▶ _What you have to do_:
Repeat the entire listing exactly.

▬▬▬▬▬▬▬▬▬▬

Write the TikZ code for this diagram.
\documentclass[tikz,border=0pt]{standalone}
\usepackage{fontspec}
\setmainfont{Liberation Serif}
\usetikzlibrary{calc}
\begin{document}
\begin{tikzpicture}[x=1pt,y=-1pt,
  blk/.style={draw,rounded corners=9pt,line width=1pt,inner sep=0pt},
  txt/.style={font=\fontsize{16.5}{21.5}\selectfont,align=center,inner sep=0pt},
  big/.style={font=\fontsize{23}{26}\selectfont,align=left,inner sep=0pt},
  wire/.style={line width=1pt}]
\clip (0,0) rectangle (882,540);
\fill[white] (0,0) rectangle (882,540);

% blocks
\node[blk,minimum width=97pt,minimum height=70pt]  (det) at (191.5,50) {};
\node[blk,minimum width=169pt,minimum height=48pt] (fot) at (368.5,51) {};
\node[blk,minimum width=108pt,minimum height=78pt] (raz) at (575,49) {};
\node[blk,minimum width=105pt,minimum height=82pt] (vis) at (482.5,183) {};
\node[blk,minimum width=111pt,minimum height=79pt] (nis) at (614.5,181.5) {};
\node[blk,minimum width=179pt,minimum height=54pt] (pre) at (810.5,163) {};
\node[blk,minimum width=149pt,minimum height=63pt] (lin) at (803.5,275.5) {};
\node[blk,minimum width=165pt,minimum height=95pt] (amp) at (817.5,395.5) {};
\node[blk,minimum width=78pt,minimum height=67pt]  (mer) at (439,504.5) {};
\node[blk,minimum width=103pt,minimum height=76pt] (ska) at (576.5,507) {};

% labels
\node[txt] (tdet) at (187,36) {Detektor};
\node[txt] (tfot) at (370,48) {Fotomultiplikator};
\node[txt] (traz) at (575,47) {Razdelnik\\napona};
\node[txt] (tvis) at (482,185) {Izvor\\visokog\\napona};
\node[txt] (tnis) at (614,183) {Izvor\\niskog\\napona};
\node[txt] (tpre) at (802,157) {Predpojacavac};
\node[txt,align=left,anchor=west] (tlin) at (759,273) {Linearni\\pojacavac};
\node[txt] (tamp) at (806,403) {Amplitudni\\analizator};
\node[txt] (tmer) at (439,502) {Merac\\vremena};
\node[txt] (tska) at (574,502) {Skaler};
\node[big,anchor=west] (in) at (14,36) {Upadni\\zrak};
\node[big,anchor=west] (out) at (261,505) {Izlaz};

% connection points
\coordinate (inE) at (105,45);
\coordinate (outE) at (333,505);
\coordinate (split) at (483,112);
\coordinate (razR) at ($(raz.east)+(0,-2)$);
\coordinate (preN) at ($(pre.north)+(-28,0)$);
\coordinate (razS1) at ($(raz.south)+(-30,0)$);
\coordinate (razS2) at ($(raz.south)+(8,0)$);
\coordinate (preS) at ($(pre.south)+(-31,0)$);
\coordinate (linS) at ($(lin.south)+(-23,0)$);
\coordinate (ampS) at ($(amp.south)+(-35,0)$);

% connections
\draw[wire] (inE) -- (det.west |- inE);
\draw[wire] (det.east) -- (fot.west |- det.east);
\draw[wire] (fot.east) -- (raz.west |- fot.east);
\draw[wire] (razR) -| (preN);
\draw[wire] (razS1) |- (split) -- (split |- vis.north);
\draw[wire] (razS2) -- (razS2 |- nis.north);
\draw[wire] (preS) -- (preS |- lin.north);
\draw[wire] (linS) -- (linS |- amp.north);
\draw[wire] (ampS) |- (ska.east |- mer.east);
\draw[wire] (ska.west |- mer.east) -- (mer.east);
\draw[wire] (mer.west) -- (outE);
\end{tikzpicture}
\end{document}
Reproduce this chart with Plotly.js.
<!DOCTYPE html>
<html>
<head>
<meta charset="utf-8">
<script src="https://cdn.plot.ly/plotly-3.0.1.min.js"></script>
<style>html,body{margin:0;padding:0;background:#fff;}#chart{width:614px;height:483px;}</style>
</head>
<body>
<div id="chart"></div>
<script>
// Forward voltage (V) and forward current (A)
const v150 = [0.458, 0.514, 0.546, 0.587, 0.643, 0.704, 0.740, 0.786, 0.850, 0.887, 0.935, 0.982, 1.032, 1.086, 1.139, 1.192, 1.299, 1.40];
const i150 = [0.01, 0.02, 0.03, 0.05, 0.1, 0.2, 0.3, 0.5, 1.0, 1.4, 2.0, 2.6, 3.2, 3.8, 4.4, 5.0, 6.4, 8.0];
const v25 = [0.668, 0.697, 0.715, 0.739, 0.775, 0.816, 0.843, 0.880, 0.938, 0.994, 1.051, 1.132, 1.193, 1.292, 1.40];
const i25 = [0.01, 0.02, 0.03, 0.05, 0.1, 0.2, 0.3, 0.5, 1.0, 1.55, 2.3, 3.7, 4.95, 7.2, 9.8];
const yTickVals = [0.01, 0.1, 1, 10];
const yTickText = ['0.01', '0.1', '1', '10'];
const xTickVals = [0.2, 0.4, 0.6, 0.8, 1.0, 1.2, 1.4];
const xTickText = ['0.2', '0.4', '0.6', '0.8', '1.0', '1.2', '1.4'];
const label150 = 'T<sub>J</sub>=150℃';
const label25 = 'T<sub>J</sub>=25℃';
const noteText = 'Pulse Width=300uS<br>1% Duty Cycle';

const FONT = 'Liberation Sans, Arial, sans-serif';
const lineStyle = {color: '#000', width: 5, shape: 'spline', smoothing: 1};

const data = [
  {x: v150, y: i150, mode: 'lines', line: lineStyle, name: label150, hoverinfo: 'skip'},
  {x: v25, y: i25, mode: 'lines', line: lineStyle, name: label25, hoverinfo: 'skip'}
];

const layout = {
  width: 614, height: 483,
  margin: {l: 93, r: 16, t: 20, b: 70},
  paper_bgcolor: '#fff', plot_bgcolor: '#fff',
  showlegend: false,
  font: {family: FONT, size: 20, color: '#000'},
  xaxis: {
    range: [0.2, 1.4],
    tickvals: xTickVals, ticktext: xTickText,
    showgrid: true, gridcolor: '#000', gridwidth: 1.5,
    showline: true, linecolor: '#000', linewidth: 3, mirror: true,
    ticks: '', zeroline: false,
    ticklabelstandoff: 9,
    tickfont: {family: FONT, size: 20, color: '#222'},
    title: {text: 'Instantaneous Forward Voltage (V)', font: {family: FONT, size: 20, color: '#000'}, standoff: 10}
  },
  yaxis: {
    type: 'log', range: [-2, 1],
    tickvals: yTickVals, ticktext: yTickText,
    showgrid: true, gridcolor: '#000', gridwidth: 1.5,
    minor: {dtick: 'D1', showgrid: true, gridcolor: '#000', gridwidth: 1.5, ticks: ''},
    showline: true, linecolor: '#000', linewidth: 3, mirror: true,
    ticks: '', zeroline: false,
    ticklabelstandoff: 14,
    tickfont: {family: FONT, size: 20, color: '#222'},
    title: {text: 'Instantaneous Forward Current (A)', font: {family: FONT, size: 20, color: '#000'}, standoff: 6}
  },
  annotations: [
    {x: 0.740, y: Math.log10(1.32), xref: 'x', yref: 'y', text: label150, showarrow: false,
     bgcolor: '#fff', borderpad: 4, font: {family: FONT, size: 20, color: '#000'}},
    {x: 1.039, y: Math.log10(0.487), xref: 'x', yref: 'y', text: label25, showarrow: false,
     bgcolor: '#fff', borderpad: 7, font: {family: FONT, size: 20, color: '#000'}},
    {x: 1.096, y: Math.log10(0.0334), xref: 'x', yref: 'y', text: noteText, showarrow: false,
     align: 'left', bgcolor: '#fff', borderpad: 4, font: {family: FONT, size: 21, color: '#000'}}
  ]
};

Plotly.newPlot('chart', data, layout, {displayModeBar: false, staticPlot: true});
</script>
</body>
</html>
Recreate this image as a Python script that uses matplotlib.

▬▬▬▬▬▬▬▬▬▬

▶ _Exercise response_:
Write the TikZ code for this diagram.
\documentclass[tikz,border=0pt]{standalone}
\usepackage{fontspec}
\setmainfont{Liberation Serif}
\usetikzlibrary{calc}
\begin{document}
\begin{tikzpicture}[x=1pt,y=-1pt,
  blk/.style={draw,rounded corners=9pt,line width=1pt,inner sep=0pt},
  txt/.style={font=\fontsize{16.5}{21.5}\selectfont,align=center,inner sep=0pt},
  big/.style={font=\fontsize{23}{26}\selectfont,align=left,inner sep=0pt},
  wire/.style={line width=1pt}]
\clip (0,0) rectangle (882,540);
\fill[white] (0,0) rectangle (882,540);

% blocks
\node[blk,minimum width=97pt,minimum height=70pt]  (det) at (191.5,50) {};
\node[blk,minimum width=169pt,minimum height=48pt] (fot) at (368.5,51) {};
\node[blk,minimum width=108pt,minimum height=78pt] (raz) at (575,49) {};
\node[blk,minimum width=105pt,minimum height=82pt] (vis) at (482.5,183) {};
\node[blk,minimum width=111pt,minimum height=79pt] (nis) at (614.5,181.5) {};
\node[blk,minimum width=179pt,minimum height=54pt] (pre) at (810.5,163) {};
\node[blk,minimum width=149pt,minimum height=63pt] (lin) at (803.5,275.5) {};
\node[blk,minimum width=165pt,minimum height=95pt] (amp) at (817.5,395.5) {};
\node[blk,minimum width=78pt,minimum height=67pt]  (mer) at (439,504.5) {};
\node[blk,minimum width=103pt,minimum height=76pt] (ska) at (576.5,507) {};

% labels
\node[txt] (tdet) at (187,36) {Detektor};
\node[txt] (tfot) at (370,48) {Fotomultiplikator};
\node[txt] (traz) at (575,47) {Razdelnik\\napona};
\node[txt] (tvis) at (482,185) {Izvor\\visokog\\napona};
\node[txt] (tnis) at (614,183) {Izvor\\niskog\\napona};
\node[txt] (tpre) at (802,157) {Predpojacavac};
\node[txt,align=left,anchor=west] (tlin) at (759,273) {Linearni\\pojacavac};
\node[txt] (tamp) at (806,403) {Amplitudni\\analizator};
\node[txt] (tmer) at (439,502) {Merac\\vremena};
\node[txt] (tska) at (574,502) {Skaler};
\node[big,anchor=west] (in) at (14,36) {Upadni\\zrak};
\node[big,anchor=west] (out) at (261,505) {Izlaz};

% connection points
\coordinate (inE) at (105,45);
\coordinate (outE) at (333,505);
\coordinate (split) at (483,112);
\coordinate (razR) at ($(raz.east)+(0,-2)$);
\coordinate (preN) at ($(pre.north)+(-28,0)$);
\coordinate (razS1) at ($(raz.south)+(-30,0)$);
\coordinate (razS2) at ($(raz.south)+(8,0)$);
\coordinate (preS) at ($(pre.south)+(-31,0)$);
\coordinate (linS) at ($(lin.south)+(-23,0)$);
\coordinate (ampS) at ($(amp.south)+(-35,0)$);

% connections
\draw[wire] (inE) -- (det.west |- inE);
\draw[wire] (det.east) -- (fot.west |- det.east);
\draw[wire] (fot.east) -- (raz.west |- fot.east);
\draw[wire] (razR) -| (preN);
\draw[wire] (razS1) |- (split) -- (split |- vis.north);
\draw[wire] (razS2) -- (razS2 |- nis.north);
\draw[wire] (preS) -- (preS |- lin.north);
\draw[wire] (linS) -- (linS |- amp.north);
\draw[wire] (ampS) |- (ska.east |- mer.east);
\draw[wire] (ska.west |- mer.east) -- (mer.east);
\draw[wire] (mer.west) -- (outE);
\end{tikzpicture}
\end{document}
Reproduce this chart with Plotly.js.
<!DOCTYPE html>
<html>
<head>
<meta charset="utf-8">
<script src="https://cdn.plot.ly/plotly-3.0.1.min.js"></script>
<style>html,body{margin:0;padding:0;background:#fff;}#chart{width:614px;height:483px;}</style>
</head>
<body>
<div id="chart"></div>
<script>
// Forward voltage (V) and forward current (A)
const v150 = [0.458, 0.514, 0.546, 0.587, 0.643, 0.704, 0.740, 0.786, 0.850, 0.887, 0.935, 0.982, 1.032, 1.086, 1.139, 1.192, 1.299, 1.40];
const i150 = [0.01, 0.02, 0.03, 0.05, 0.1, 0.2, 0.3, 0.5, 1.0, 1.4, 2.0, 2.6, 3.2, 3.8, 4.4, 5.0, 6.4, 8.0];
const v25 = [0.668, 0.697, 0.715, 0.739, 0.775, 0.816, 0.843, 0.880, 0.938, 0.994, 1.051, 1.132, 1.193, 1.292, 1.40];
const i25 = [0.01, 0.02, 0.03, 0.05, 0.1, 0.2, 0.3, 0.5, 1.0, 1.55, 2.3, 3.7, 4.95, 7.2, 9.8];
const yTickVals = [0.01, 0.1, 1, 10];
const yTickText = ['0.01', '0.1', '1', '10'];
const xTickVals = [0.2, 0.4, 0.6, 0.8, 1.0, 1.2, 1.4];
const xTickText = ['0.2', '0.4', '0.6', '0.8', '1.0', '1.2', '1.4'];
const label150 = 'T<sub>J</sub>=150℃';
const label25 = 'T<sub>J</sub>=25℃';
const noteText = 'Pulse Width=300uS<br>1% Duty Cycle';

const FONT = 'Liberation Sans, Arial, sans-serif';
const lineStyle = {color: '#000', width: 5, shape: 'spline', smoothing: 1};

const data = [
  {x: v150, y: i150, mode: 'lines', line: lineStyle, name: label150, hoverinfo: 'skip'},
  {x: v25, y: i25, mode: 'lines', line: lineStyle, name: label25, hoverinfo: 'skip'}
];

const layout = {
  width: 614, height: 483,
  margin: {l: 93, r: 16, t: 20, b: 70},
  paper_bgcolor: '#fff', plot_bgcolor: '#fff',
  showlegend: false,
  font: {family: FONT, size: 20, color: '#000'},
  xaxis: {
    range: [0.2, 1.4],
    tickvals: xTickVals, ticktext: xTickText,
    showgrid: true, gridcolor: '#000', gridwidth: 1.5,
    showline: true, linecolor: '#000', linewidth: 3, mirror: true,
    ticks: '', zeroline: false,
    ticklabelstandoff: 9,
    tickfont: {family: FONT, size: 20, color: '#222'},
    title: {text: 'Instantaneous Forward Voltage (V)', font: {family: FONT, size: 20, color: '#000'}, standoff: 10}
  },
  yaxis: {
    type: 'log', range: [-2, 1],
    tickvals: yTickVals, ticktext: yTickText,
    showgrid: true, gridcolor: '#000', gridwidth: 1.5,
    minor: {dtick: 'D1', showgrid: true, gridcolor: '#000', gridwidth: 1.5, ticks: ''},
    showline: true, linecolor: '#000', linewidth: 3, mirror: true,
    ticks: '', zeroline: false,
    ticklabelstandoff: 14,
    tickfont: {family: FONT, size: 20, color: '#222'},
    title: {text: 'Instantaneous Forward Current (A)', font: {family: FONT, size: 20, color: '#000'}, standoff: 6}
  },
  annotations: [
    {x: 0.740, y: Math.log10(1.32), xref: 'x', yref: 'y', text: label150, showarrow: false,
     bgcolor: '#fff', borderpad: 4, font: {family: FONT, size: 20, color: '#000'}},
    {x: 1.039, y: Math.log10(0.487), xref: 'x', yref: 'y', text: label25, showarrow: false,
     bgcolor: '#fff', borderpad: 7, font: {family: FONT, size: 20, color: '#000'}},
    {x: 1.096, y: Math.log10(0.0334), xref: 'x', yref: 'y', text: noteText, showarrow: false,
     align: 'left', bgcolor: '#fff', borderpad: 4, font: {family: FONT, size: 21, color: '#000'}}
  ]
};

Plotly.newPlot('chart', data, layout, {displayModeBar: false, staticPlot: true});
</script>
</body>
</html>
Recreate this image as a Python script that uses matplotlib.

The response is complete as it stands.